» **Task prompt**
Only the lines from the start of the data below through the line that contains "34.8, 34, 34];" are to be copied, exactly and without pictures.

» **Source excerpt**
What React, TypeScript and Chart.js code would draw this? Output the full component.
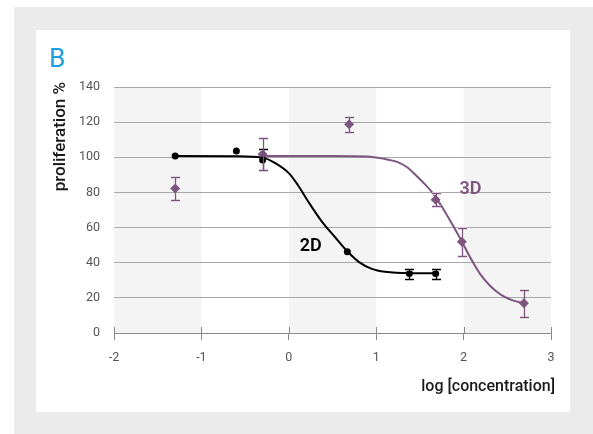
import React, { useEffect, useRef } from 'react';
import { Chart, registerables } from 'chart.js';

Chart.register(...registerables);

// ---- data ----
const xMin = -2;
const xMax = 3;
const yMin = 0;
const yMax = 140;

const pts2dX = [-1.3, -0.6, -0.3, 0.67, 1.38, 1.68];
const pts2dY = [100.7, 103.6, 98.5, 46.3, 33.8, 33.8];
const err2d = [0, 0, 6, 0, 2.8, 2.8];

const pts3dX = [-1.3, -0.3, 0.69, 1.68, 1.98, 2.69];
const pts3dY = [82.3, 101.7, 118.8, 75.9, 52, 16.9];
const err3d = [6.5, 9, 4.4, 3.5, 8, 7.8];

const fit2dX = [-1.3, -0.6, -0.3, -0.16, 0, 0.1, 0.22, 0.37, 0.53, 0.67, 0.8, 0.95, 1.1, 1.38, 1.68];
const fit2dY = [100.7, 100.6, 99.8, 96.8, 91, 84.5, 75, 64, 54.5, 46.5, 40.5, 36.5, 34.8, 34, 34];

const fit3dX = [-0.3, 0.5, 0.9, 1.1, 1.23, 1.35, 1.46, 1.55, 1.65, 1.75, 1.88, 1.98, 2.07, 2.19, 2.3, 2.38, 2.47, 2.57, 2.69];
const fit3dY = [100.8, 100.8, 100.5, 99, 97.5, 94.5, 89.5, 85, 79.5, 72, 61, 52, 43.5, 33.5, 27, 23.5, 20.5, 18.4, 16.9];

const seriesNames = ['2D', '3D'];
const seriesLabelX = [0.25, 2.08];
const seriesLabelY = [49.5, 81.4];

const yTitle = 'proliferation %';
const xTitle = 'log [concentration]';
const panelLetter = 'B';

// ---- styles ----
const PURPLE = '#7d5680';
const BLACK = '#000000';
const FONT = 'Roboto, "DejaVu Sans", sans-serif';

const toXY = (xs: number[], ys: number[]) => xs.map((x, i) => ({ x, y: ys[i] }));

const bandsPlugin = {
  id: 'bands',
  beforeDraw(chart: any) {
    const { ctx, chartArea, scales } = chart;
    const xs = scales.x;
    ctx.save();
    ctx.fillStyle = '#f4f4f4';
    for (let v = xMin; v < xMax; v += 2) {
      const a = xs.getPixelForValue(v);
      const b = xs.getPixelForValue(Math.min(v + 1, xMax));
      ctx.fillRect(a, chartArea.top, b - a, chartArea.bottom - chartArea.top);
    }
    ctx.restore();
  },
};

const overlayPlugin = {
  id: 'overlay',
  afterDatasetsDraw(chart: any) {
    const { ctx, scales, chartArea } = chart;
    const ys = scales.y;
    const xs = scales.x;
    const errs = [err2d, err3d];
    const cols = [BLACK, PURPLE];
    ctx.save();
    [0, 1].forEach((di) => {
      const meta = chart.getDatasetMeta(di);
      const vals = di === 0 ? pts2dY : pts3dY;
      meta.data.forEach((el: any, i: number) => {
        const e = errs[di][i];
        if (!e) return;
        const x = Math.round(el.x) + 0.5;
        const yt = Math.round(ys.getPixelForValue(vals[i] + e)) + 0.5;
        const yb = Math.round(ys.getPixelForValue(vals[i] - e)) + 0.5;
        const hw = 4.5;
        ctx.lineWidth = 3;
        ctx.strokeStyle = 'rgba(255,255,255,0.8)';
        ctx.beginPath();
        ctx.moveTo(x - hw, yt); ctx.lineTo(x + hw, yt);
        ctx.moveTo(x - hw, yb); ctx.lineTo(x + hw, yb);
        ctx.stroke();
        ctx.lineWidth = 1.3;
        ctx.strokeStyle = cols[di];
        ctx.beginPath();
        ctx.moveTo(x, yt); ctx.lineTo(x, yb);
        ctx.moveTo(x - hw, yt); ctx.lineTo(x + hw, yt);
        ctx.moveTo(x - hw, yb); ctx.lineTo(x + hw, yb);
        ctx.stroke();
      });
    });
    // series labels
    ctx.textAlign = 'center';
    ctx.textBaseline = 'middle';
    ctx.font = `600 18px ${FONT}`;
    seriesNames.forEach((n, i) => {
      ctx.fillStyle = cols[i];
      ctx.fillText(n, xs.getPixelForValue(seriesLabelX[i]), ys.getPixelForValue(seriesLabelY[i]));
    });
    ctx.restore();
  },
  afterDraw(chart: any) {
    const { ctx, scales, chartArea } = chart;
    const xs = scales.x;
    ctx.save();
    // upward tick marks on the x axis
    ctx.strokeStyle = '#8a8a8a';
    ctx.lineWidth = 1;
    ctx.beginPath();
    for (let v = xMin; v <= xMax; v += 1) {
      const px = Math.round(xs.getPixelForValue(v)) + 0.5;
      ctx.moveTo(px, chartArea.bottom - 6);
      ctx.lineTo(px, chartArea.bottom);
    }
    ctx.stroke();
    // axis titles
    ctx.fillStyle = '#1a1a1a';
    ctx.font = `500 16px ${FONT}`;
    ctx.textAlign = 'right';
    ctx.textBaseline = 'alphabetic';
    ctx.fillText(xTitle, chartArea.right + 4, chartArea.bottom + 58);
    ctx.translate(28.5, chartArea.top - 5);
    ctx.rotate(-Math.PI / 2);
    ctx.font = `500 17px ${FONT}`;
    ctx.textAlign = 'right';
    ctx.fillText(yTitle, 0, 0);
    ctx.restore();
  },
};

export default function App() {
  const ref = useRef<HTMLCanvasElement | null>(null);

  useEffect(() => {
    if (!ref.current) return;
    const tickFont = { family: FONT, size: 12.5 };
    const chart = new Chart(ref.current, {
      type: 'scatter',
      data: {
        datasets: [
          {
            label: '2D',
            data: toXY(pts2dX, pts2dY),
            pointStyle: 'circle',
            pointRadius: 3.5,
            backgroundColor: BLACK,
            borderColor: BLACK,
            borderWidth: 0,
            showLine: false,
            order: 0,
          },
          {
            label: '3D',
            data: toXY(pts3dX, pts3dY),
            pointStyle: 'rectRot',
            pointRadius: 5,
            backgroundColor: PURPLE,
            borderColor: PURPLE,
            borderWidth: 0,
            showLine: false,
            order: 0,
          },
          {
            label: '2D fit',
            data: toXY(fit2dX, fit2dY),
            showLine: true,
            pointRadius: 0,
            borderColor: BLACK,
            borderWidth: 2,
            cubicInterpolationMode: 'monotone',
            order: 1,
          },
          {
            label: '3D fit',
            data: toXY(fit3dX, fit3dY),
            showLine: true,
            pointRadius: 0,
            borderColor: PURPLE,
            borderWidth: 2,
            cubicInterpolationMode: 'monotone',
            order: 2,
          },
        ],
      },
      options: {
        responsive: false,
        animation: false,
        events: [],
        layout: { padding: { left: 0, top: 57, right: 19, bottom: 0 } },
        plugins: { legend: { display: false }, tooltip: { enabled: false } },
        scales: {
          x: {
            type: 'linear',
            min: xMin,
            max: xMax,
            ticks: { stepSize: 1, padding: 10, color: '#555', font: tickFont },
            grid: { drawOnChartArea: false, drawTicks: true, tickLength: 7, color: '#8a8a8a' },
            border: { display: true, color: '#8a8a8a' },
            afterFit: (s: any) => { s.height = 79; },
          },
          y: {
            min: yMin,
            max: yMax,
            ticks: { stepSize: 20, padding: 14, color: '#555', font: tickFont },
            grid: { drawTicks: false, color: '#a8a8a8' },
            border: { display: false },
            afterFit: (s: any) => { s.width = 78; },
          },
        },
      } as any,
      plugins: [bandsPlugin, overlayPlugin],
    });
    return () => chart.destroy();
  }, []);

  return (
    <div style={{ position: 'fixed', left: 0, top: 0, width: 593, height: 434, background: '#fff', overflow: 'hidden' }}>
      <div style={{ position: 'absolute', left: 14, top: 7, right: 0, bottom: 0, background: '#ebebeb' }} />
      <div style={{ position: 'absolute', left: 36, top: 30, width: 534, height: 382, background: '#fff' }}>
        <div
          style={{
            position: 'absolute',
            left: 13,
            top: 15,
            fontFamily: FONT,
            fontSize: 26,
            lineHeight: '26px',
            color: '#1aa0dc',
          }}
        >
          {panelLetter}
        </div>
        <canvas ref={ref} width={534} height={382} style={{ position: 'absolute', left: 0, top: 0, width: 534, height: 382 }} />
      </div>
    </div>
  );
}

» **Response to the task**
What React, TypeScript and Chart.js code would draw this? Output the full component.
import React, { useEffect, useRef } from 'react';
import { Chart, registerables } from 'chart.js';

Chart.register(...registerables);

// ---- data ----
const xMin = -2;
const xMax = 3;
const yMin = 0;
const yMax = 140;

const pts2dX = [-1.3, -0.6, -0.3, 0.67, 1.38, 1.68];
const pts2dY = [100.7, 103.6, 98.5, 46.3, 33.8, 33.8];
const err2d = [0, 0, 6, 0, 2.8, 2.8];

const pts3dX = [-1.3, -0.3, 0.69, 1.68, 1.98, 2.69];
const pts3dY = [82.3, 101.7, 118.8, 75.9, 52, 16.9];
const err3d = [6.5, 9, 4.4, 3.5, 8, 7.8];

const fit2dX = [-1.3, -0.6, -0.3, -0.16, 0, 0.1, 0.22, 0.37, 0.53, 0.67, 0.8, 0.95, 1.1, 1.38, 1.68];
const fit2dY = [100.7, 100.6, 99.8, 96.8, 91, 84.5, 75, 64, 54.5, 46.5, 40.5, 36.5, 34.8, 34, 34];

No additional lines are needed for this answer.